Let $A,B\in M_n$. Show that $|x^\ast Ay|=|x^\ast By|$ for all $x,y\in \mathbb{C}^n$ iff $A=e^{i\theta}B$ for some $\theta\in \mathbb{R}$.
The one side is easy to prove by plugging $e^{i\theta}B$ in and taking out $e^{i\theta}$, and $|e^{i\theta}|=1$. For the other side, I know that I may use Toeplitz decomposition to write $|x^\ast Ay|=|\frac{1}{2}x^\ast (A+A^\ast)y+i\frac{1}{2i}x^\ast(A-A^\ast)y|$, I might need to check $A+A^\ast=\sin\theta B$ and $\frac{1}{2i}(A-A^\ast)=B$, but I'm stuck here. Plus, I might also write $|x^\ast Ay|$ to $|\sum_{i,j=0}^na_{i,j}\bar{x_i}y_j|$ and $|x^\ast By|$ to |$\sum_{i,j=0}^nb_{i,j}\bar{x_i}y_j|$, but I have no ideas how to prove in this way either.
Strategy talk: the condition is that the norms must be equal for all $x, y$. This is extremely strong. So, it may be a good idea to proceed by contraposition, presuming the elements of the matrices don't satisfy our target statement somewhere, and try to construct a pathological case that demonstrates the antecedent's failure.
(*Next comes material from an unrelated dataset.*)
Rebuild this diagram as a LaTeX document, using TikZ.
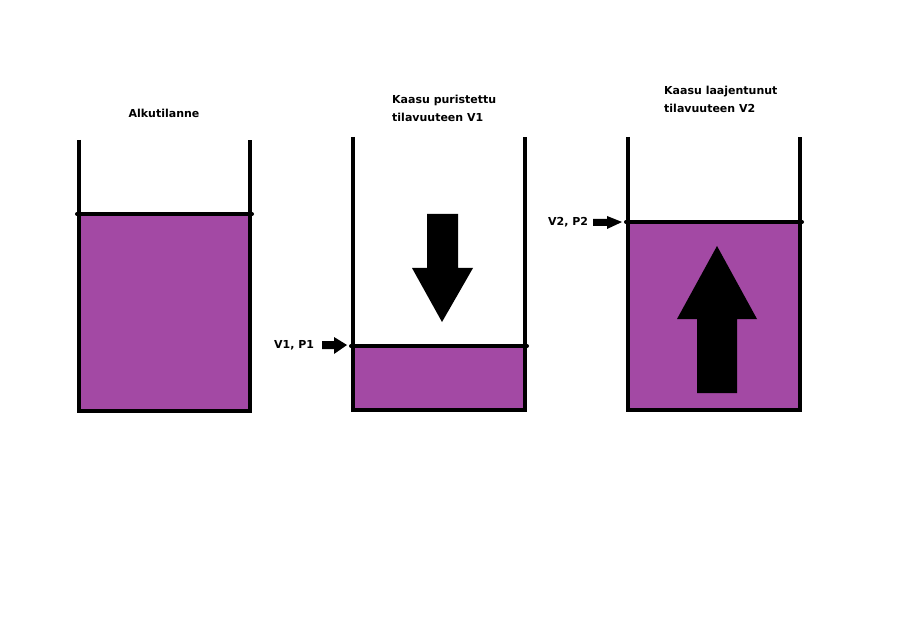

In fact, while trying to do such a proof, you might find one that reads easier directly, with your pathological $x,y$ supposed from the beginning; that's what happened to me here.
If $|x^*Ay| = |x^*By|$ in general, then it must also hold for the particular vectors $x = a_{ij}\hat{e}_i$ and $y = a_{ij}\hat{e}_j$ for each $0 \leq i,j \leq n$ (chosen to "pick out" the ${ij}$ term of the matrix). This yields $x^*Ay = a_{ij}^*a_{ij}^2 = |a_{ij}|a_{ij}$. The norm of this is, using multiplicativity, $|a_{ij}|^2$. One also has $x^*By = a_{ij}^*b_{ij}a_{ij} = |a_{ij}|b_{ij}$, whose norm is $|a_{ij}||b_{ij}|$; equating these, $$|a_{ij}|^2 = |a_{ij}||b_{ij}| \Leftrightarrow |a_{ij}| = |b_{ij}|$$ (In the case $a_{ij} = 0$ it can be shown $b_{ij} = 0$ by taking $x = \hat{e}_i$ and $y = \hat{e}_j$)
Complex numbers whose norm is identical only differ by a phase. Can you see how to use this kind of argument to show that it must be the same phase for any two matrix elements?
P.S. My initial attempts to finish this were frustrated, but I've got other things to attend to and I don't want to give the whole answer in case this is a homework problem; try working with a linear combination, since you'll need interactions between two terms. The triangle inequalities may also be good to keep in mind.